Reginald Jackson, age 22, was found with a bullet in his back in an alley on Chicago's West Side on October 10. His death barely made the news. For years, Jackson had participated in an after-school tutoring program at Fourth Presbyterian Church of Chicago, which for almost 50 years has been linking adult volunteer tutors with children from Chicago's poorest communities.

Students come after school by bus to the church, situated in one of the city's richest areas -- North Michigan Avenue, the Gold Coast. The children get some exercise, a hot meal and one-on-one homework help from someone who cares enough to show up week after week.

Stephen Baker, a downtown attorney, was one of those caring adults. He tutored Reggie, as Baker called him, for four years, beginning when Reggie was in fifth grade. "He was a young man with plans about what he wanted to do in the world," Baker remembers. "We'd talk about college a lot."

Reggie's mom, Latrice Hudson, a resident of Chicago's Henry Horner public housing, had made sure Reggie got into the tutoring program, just as she'd made sure to get him into good private schools -- elementary school at St. Malachy and high school at Holy Trinity.

"I tried to impress upon him how many people were invested in him, how much he could do," Baker said. "When we were robbed of him, there's this sense of loss, a vacuum of opportunity. All of these investments in him were well-placed, because he was valuable."

Baker was there at Reggie's memorial service at St. Malachy's. He was sitting in the back. Unnoticed and quiet. "That kid did more for me than I did for him. Working with him caused me to set priorities, then other priorities can fall in order. I had to show up. It makes you better."

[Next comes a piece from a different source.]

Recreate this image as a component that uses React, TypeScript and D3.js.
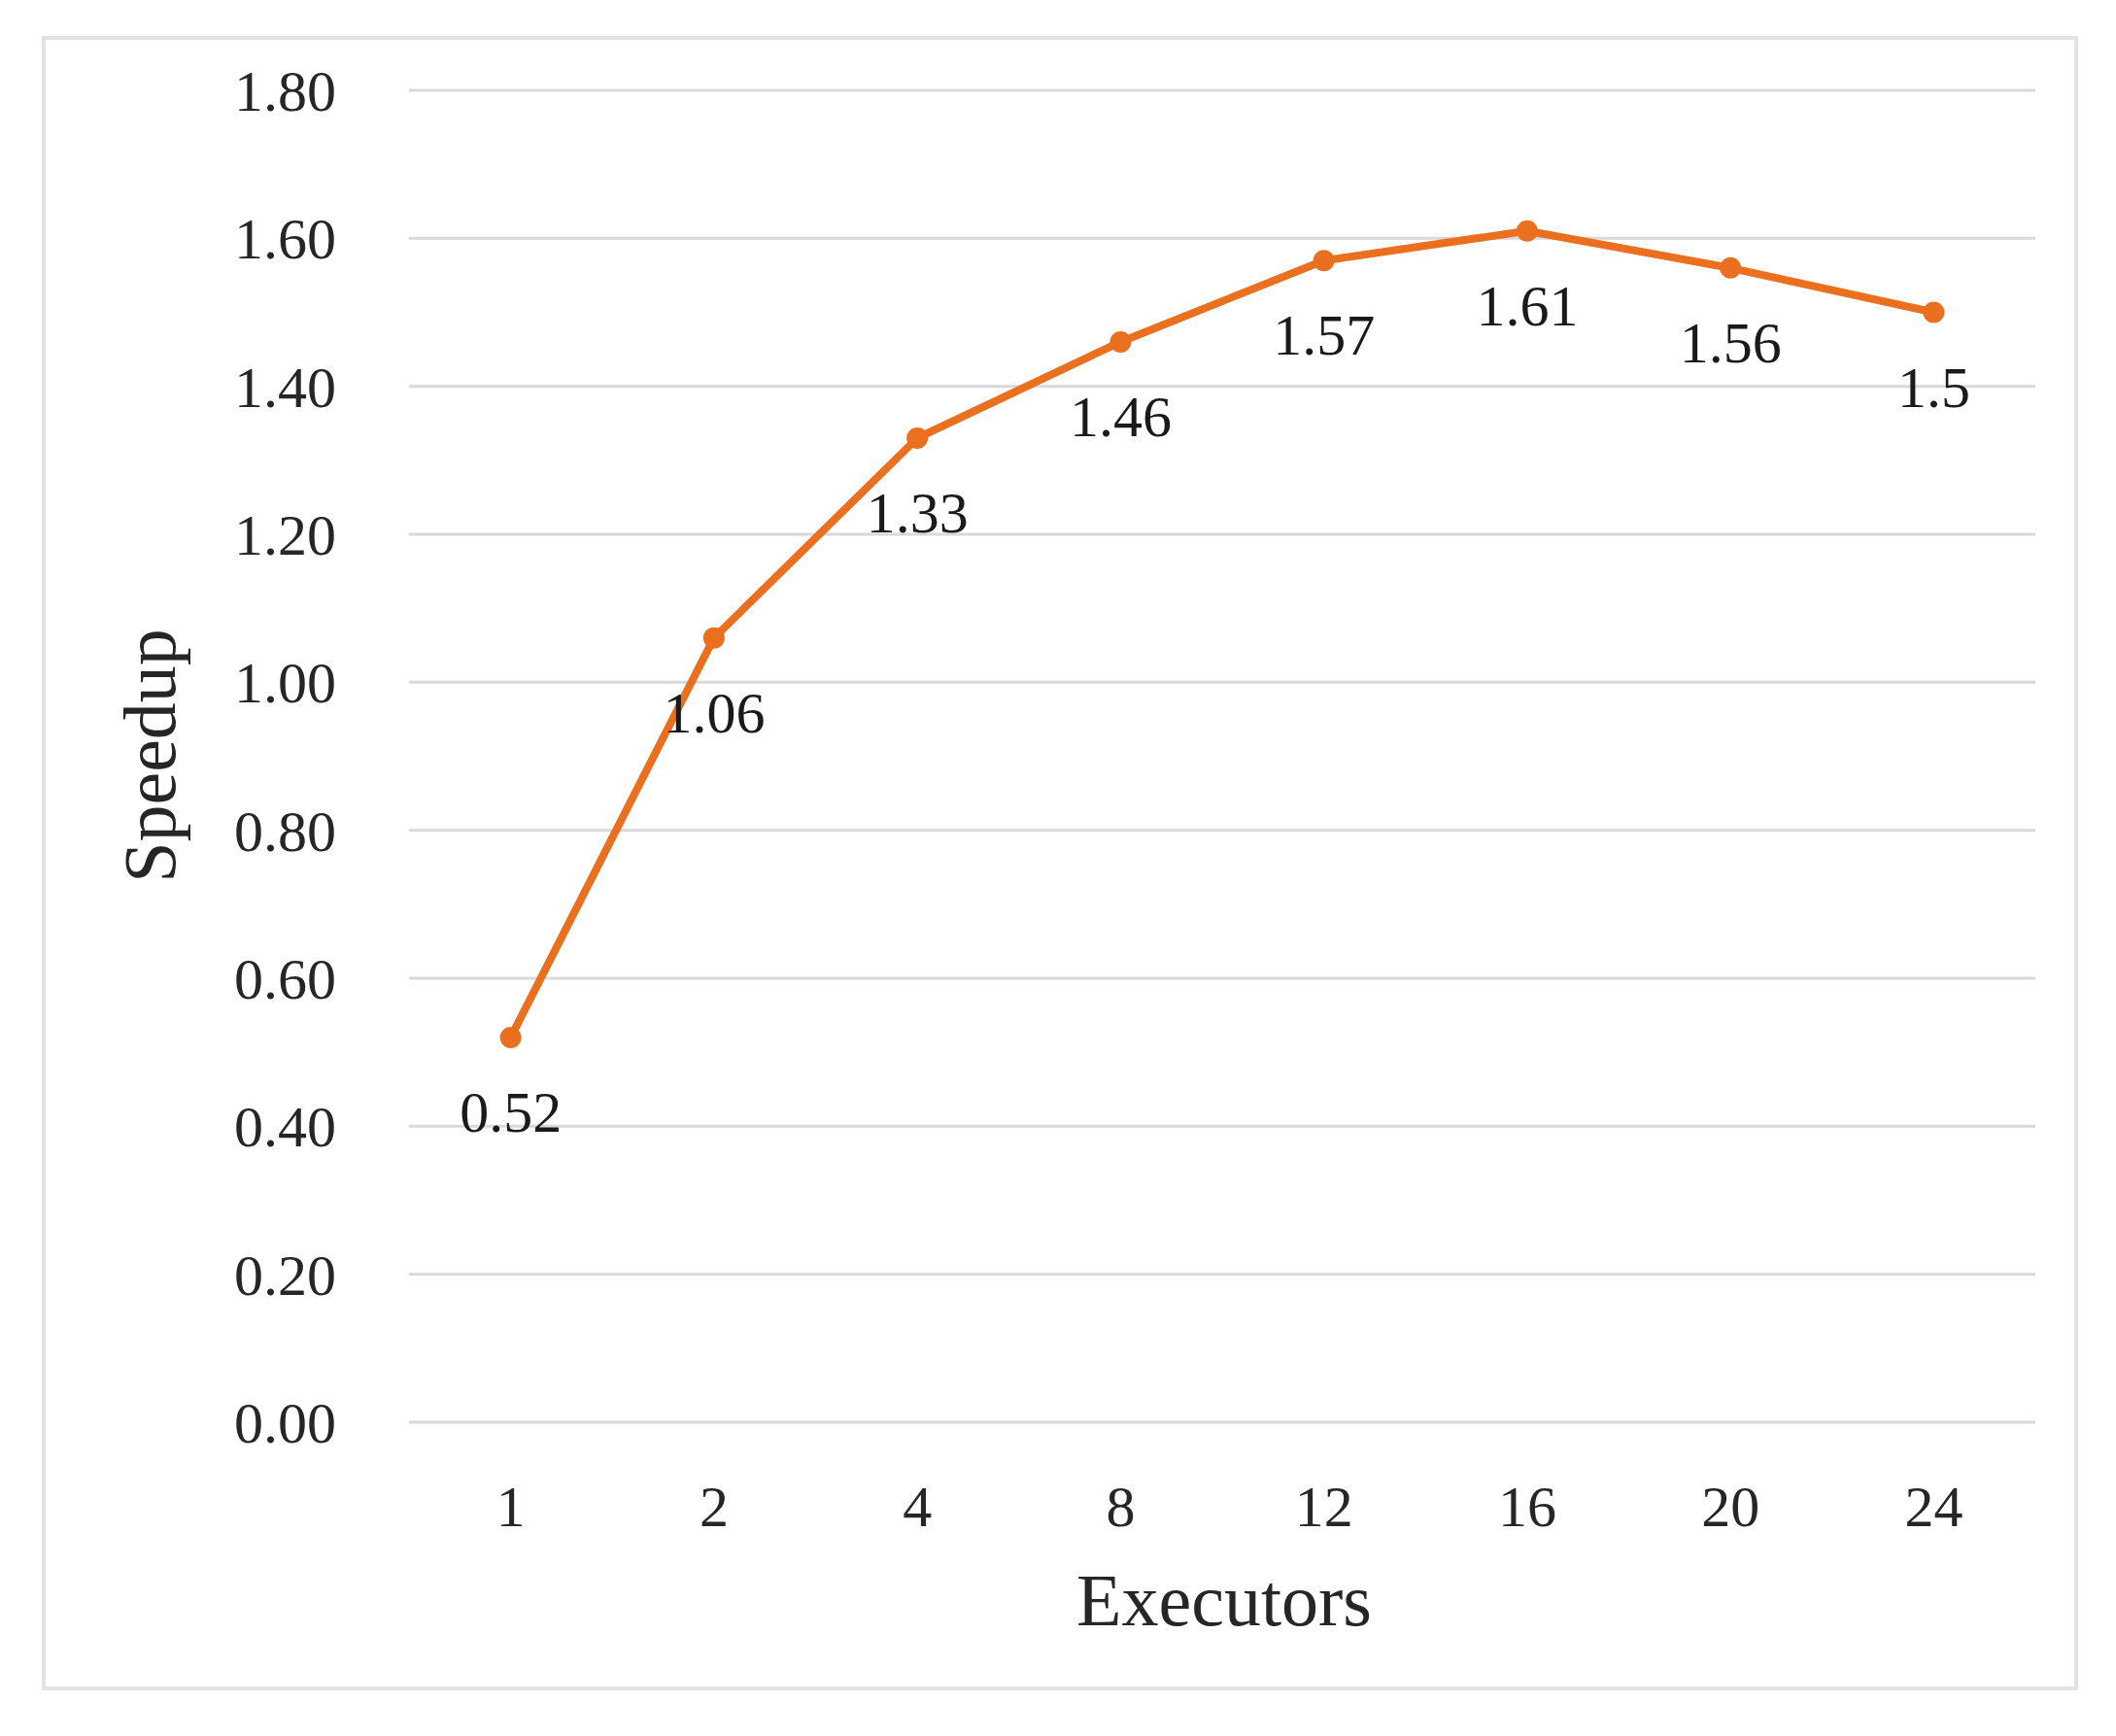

Latrice Hudson shepherded Reggie and four other children through the perils of life in one of Chicago's most dangerous communities. "I tried to give them everything -- integrity, good schools and mentoring programs. If there was some resource concerning young people, I tried to put them into it," Hudson recalled.

She said that her surviving children are "all in shock and disbelief" at Reggie's murder, but that she is also "starting to see the anger a little bit, anger at violence. They're angry that violence exists and that in this culture, it's acceptable to some degree. They understand that where you live can determine whether you have a better future than someone else."

Hudson remembers her son Reggie as someone who was worried about the kids growing up in his neighborhood who didn't have the opportunities he did. "He wanted to let them know they were not forgotten, the struggles of the young men around him. Whatever he got, he shared. He introduced the kids to his mentors. He wanted them to have that opportunity to feel loved."

"He wanted so much more for us," she went on. "He was the kid who would tell people, don't settle for this; work for something better. His spirit is telling me to move forward, not to quit. I am going to be a voice, because I know that's what he wants for me. I am going to try to find that voice for him."

The day Hudson buried her son, it had been raining. She worried that rain would fall on mourners, on the casket. Then, just as she came to the gravesite, the sky cleared. "When I walked out there, the sun was so bright and so warm. God understood I needed that sun on my face. I looked up and blinked my eyes and felt such love. I felt secure that nothing else could ever harm him again."

Who was Reginald Jackson, whose death went almost unnoticed by a city plagued with gun violence? A child of his family and his community. Child of my church. Beloved child of God, precious and valuable, safe from harm now and forever.